Jimmy Carter and the Rise of Evangelical Voters
OverviewThis 11-minute video shows students how evangelical Christians responded to the political and cultural trends of the 1960s and 70s by deepening their political engagement, and by increasingly aligning themselves with the nascent conservative movement of the 1970s. This new engagement produced one of the most transformative political developments of the last 50 years, and the video helps students link the role of evangelical voters in the presidencies of Jimmy Carter, Ronald Reagan and Donald Trump. Useful for exploring how the cultural and political movements of the 1960s activated countermovements in the 1970s and 1980s, the video helps students identify the broad trends of causation and continuity that gave rise to the current political landscape.
Objectives
- How Jimmy Carter’s election as president affected the cultural status and political engagement of evangelical Christians.
- How cultural and political trends in the 1960s and 1970s contributed to the political engagement of many evangelical Christians.

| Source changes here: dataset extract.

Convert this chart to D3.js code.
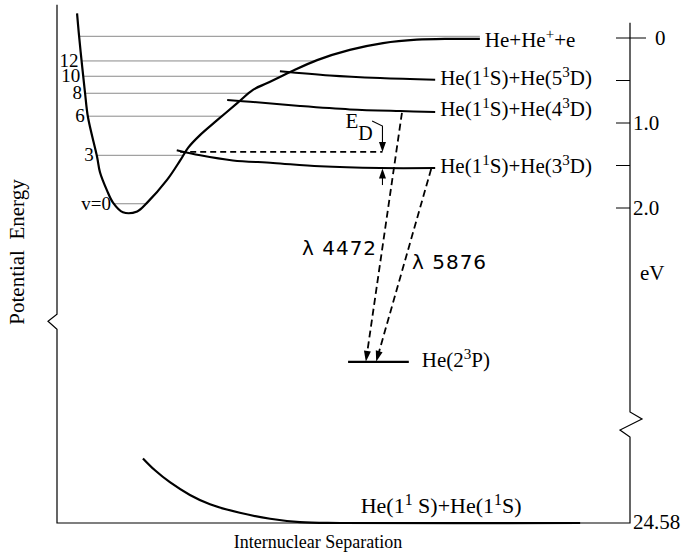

- How a newly politicized evangelical community was critically important to Ronald Reagan’s campaign and presidency.
- Social Studies
- Civics & Government
- U.S. History
- Campaigns and Elections
- Cultural and Social Change
- Donald Trump
- Jimmy Carter
- Political Parties
- Political Campaigns
- Religion
- Ronald Reagan
- 1970s America
- 1980s America
- The Modern Era (1980-Present)
- The Postwar Era (1945-1980)
Introducing the Lesson
Evangelical Christians have become such a dominant force in the Republican party, it’s hard to imagine a time when they were not politically engaged.
But it wasn’t until the mid-1970s that they began to organize. And it wasn’t a Republican who got them started; it was a Democrat, Jimmy Carter.
Carter’s 1976 presidential bid put his faith in a national spotlight when he identified himself as a born-again Christian.
That phrase resonated with evangelical voters, who were pleased to hear a presidential candidate talk openly about his faith. Their votes played a key role in Carter’s victory.
That alliance was short-lived. Many evangelical voters found President Carter’s policies too liberal, and shifted their support to conservative preachers, like the Rev. Jerry Falwell, who supported so-called family values and opposed abortion and gay rights.
Falwell rode the growth of televangelism, turning his millions of viewers into the Moral Majority, a force that put Ronald Reagan in the White House in 1980.
Since then, evangelicals have played a dominant role in the rise of conservative Republicans and are a mainstay in the political base of Donald Trump.
Essential Questions
- What does it mean to be an evangelical or born-again Christian?
- How did Jimmy Carter’s election affect the political engagement of the evangelical community?
- Why did many evangelical activists come to oppose Jimmy Carter during his presidency?
- What was the Moral Majority? What positions did it take?
- What role did newly politicized evangelical Christians play in the election of Ronald Reagan?
Lesson Procedure
- What role should religion play in politics? If citizens hold religious convictions, should these beliefs influence the way they vote? Are there risks or dangers created by the confluence of politics and religion?
- While the presence of well-organized evangelical voters is an established aspect of our modern political system, this was not the case until the late 1970s. Why do you think the evangelical movement arrived with such force when it did? If the Moral Majority was an effect, what were its historical causes?
- Throughout American history, what are three important examples of national political movements in which religion played a powerful role? How were those movements similar to or different from the role of evangelical Christians within the conservative movement that began in the late 1970s?
- Why is religion often an extraordinary force in American politics? Why do political leaders often seek to merge their interests or agendas with religious groups?
Additional Resources
Integrate and evaluate multiple sources of information presented in diverse formats and media (e.g., visually, quantitatively, as well as in words) in order to address a question or solve a problem.
Analyze a complex set of ideas or sequences of events and explain how specific individuals, ideas, or events interact or develop over the course of a text.
Evaluate how historical events and developments were shaped by unique circumstances of time and place as well as broader historical contexts.
Skill 4.B: Explained how a specific historical process is situated within a broader historical context.